Powell’s already talked about pain I take that as a metaphor for a recession. And if we go into a recession, that has really negative consequences for a variety of assets.

Jones On The Fed Being In A Hard Place

JONES: Well, the Fed is really caught between a rock and a hard place. You've got wage inflation at five and a half percent that has to come down to three and a half percent for us to get inflation back to two percent, right?

There's that one, one to one and a half percent productivity above the normal two percent inflation, which means that again, inflation is gotta get back to three and I mean, excuse me wage inflation has to get back to three and a half percent.

And that's really, really hard to do. Right. If I just think about the coal increases we have for Social Security last year.

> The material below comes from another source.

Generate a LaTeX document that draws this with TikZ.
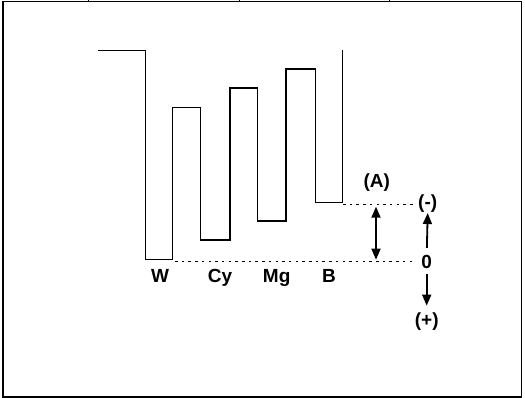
\documentclass[tikz,border=0pt]{standalone}
\usepackage{fontspec}
\setmainfont{Liberation Sans}
\usetikzlibrary{arrows.meta}
\begin{document}
\begin{tikzpicture}[x=1pt,y=-1pt,
 wave/.style={line width=1.5pt},
 lbl/.style={font=\fontsize{19}{19}\selectfont\bfseries, inner sep=0pt},
 dots/.style={line width=1.2pt, dash pattern=on 2.5pt off 4.2pt},
 arr/.style={line width=1.8pt, -{Triangle[width=9pt,length=11pt]}},
 darr/.style={line width=1.8pt, {Triangle[width=9pt,length=11pt]}-{Triangle[width=9pt,length=11pt]}}]
\useasboundingbox (0,0) rectangle (525,398);
\draw[line width=1.3pt] (3,1.5) rectangle (521.5,397);
\foreach \x in {88,239,389} \draw[line width=0.8pt] (\x,0) -- (\x,1.5);
% waveform
\draw[wave] (98,50.7) -- (145.7,50.7) -- (145.7,259.3) -- (172.7,259.3) -- (172.7,107.3) -- (200.7,107.3) -- (200.7,240) -- (230,240) -- (230,88) -- (257.7,88) -- (257.7,221) -- (286,221) -- (286,69) -- (315.3,69) -- (315.3,202.3) -- (342.7,202.3) -- (342.7,50);
% reference levels
\coordinate (lowL) at (175,261.7);
\coordinate (lowR) at (413,261.7);
\coordinate (highL) at (343,204.7);
\coordinate (highR) at (413,204.7);
\draw[dots] (lowL) -- (lowR);
\draw[dots] (highL) -- (highR);
% labels
\node[lbl] (A) at (376.7,182.7) {(A)};
\node[lbl] (minus) at (427.7,204) {(-)};
\node[lbl] (zero) at (426.7,261.7) {0};
\node[lbl] (plus) at (426.7,321.7) {(+)};
\node[lbl, anchor=base] (W) at (160,283) {W};
\node[lbl, anchor=base] (Cy) at (220,283) {Cy};
\node[lbl, anchor=base] (Mg) at (276.7,283) {Mg};
\node[lbl, anchor=base] (B) at (329,283) {B};
% arrows
\coordinate (ta) at (376,204.7);
\coordinate (tb) at (376,261.7);
\draw[darr, shorten <=2pt, shorten >=2pt] (ta) -- (tb);
\draw[arr, shorten <=7pt] (zero.north) -- (minus.south);
\draw[arr, shorten <=5pt, shorten >=7pt] (zero.south) -- (plus.north);
\end{tikzpicture}
\end{document}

You know, at our company, we're just kind of beginning to talk about what are going to be our wage increases for next year and so for that compensation level that most Americans are in or certainly that tier, everyone is kind of expecting us to play catch up for what they suffered this year, and they weren't compensated for at the beginning of last year in salary.

So we're looking at wage rises of five to ten percent in that kind of average American comp level. So, it's really challenging for the Fed if they're truly going to hit the two percent target and I think they should. There’s so many long term—

ANDREW ROSS SORKIN: So you think he should continue to, keep going, 75 basis points makes sense to you? You think he should lighten up? What's your—

JONES: Well it’s pay me now or pay me later. So, if they, if they don't keep going and we have high and permanent inflation, it just creates, I think more issues down the road.

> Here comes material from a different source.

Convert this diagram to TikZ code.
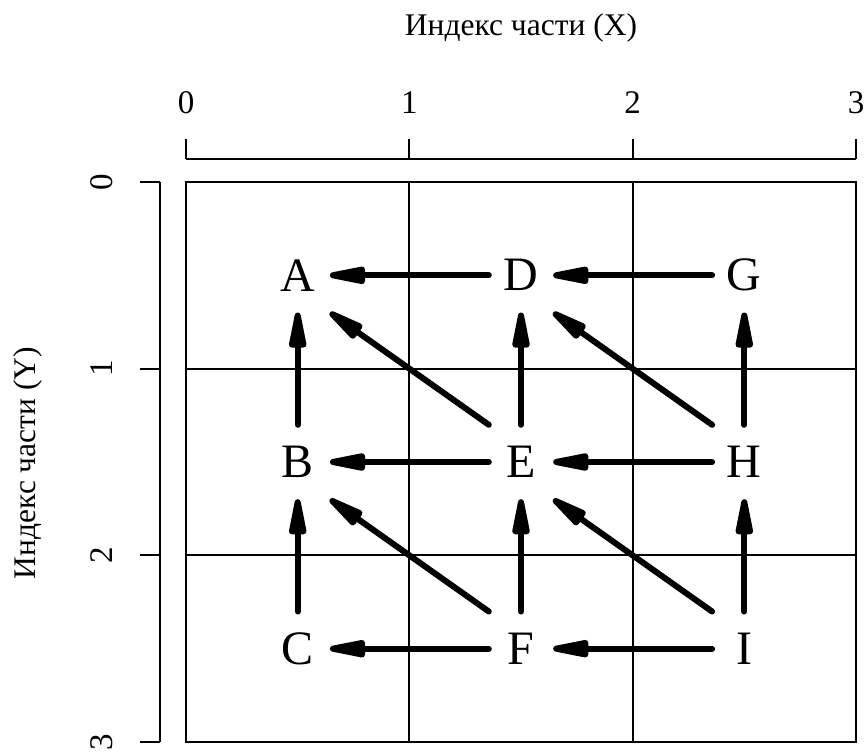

We went through the greatest period of global prosperity, the greatest period of reduction poverty rates globally when we had two percent inflation on average in most of the developed world, and it was a real struggle to get there.

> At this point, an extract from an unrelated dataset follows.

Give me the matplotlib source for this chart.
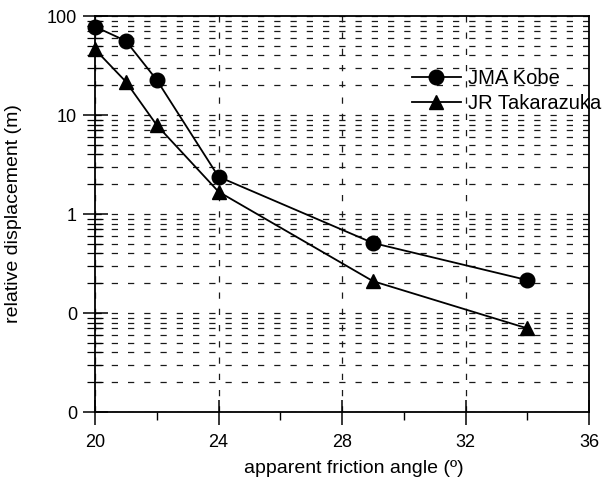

Jones On Two Precent Inflation

JONES: I'm saying that more likely than not. If we're going to have long term prosperity, you have to have a stable currency and a stable, in a stable way to value it.

And so yes, you have to have something two percent and under inflation in the very long run to have a stable society. So, there's going to be short term pain associated with long term gain, yes.

Jones On Recession Playbook And Massive Rally

JONES: We're probably getting ready to go through the, the recession playbook, more likely than not. Sometime, I don't know whether it started now or whether it started two months ago, you always find out and you're always surprised about when recession officially starts. But I'm assuming we're going to go into one. There's a specific playbook around that. And—

SORKIN: What is that playbook?

JONES: Well, so that playbook is most recessions last about 300 days from the commencement of it. The stock markets down say ten percent. The first thing that will happen will be short rates will stop going up and will start going down before the stock market actually bottoms.

So that's why you could argue that two-year rates here may have some value, or somewhere through here. And term premium gets put back into variety of assets into bond markets, into stock markets and that's obviously what's happening.

So, you're seeing multiples compressing the stock market as they should, and you're starting to see bond market sell off because again, term premiums being put back into them. So, I would say when we get into that recession, there will be a point when the Fed stops hiking.

There will be a point when it starts to either slow down or even at some point it'll reverse those cuts and when that happens, you'll have just, you'll probably have a massive rally in a variety of beaten down inflation trades.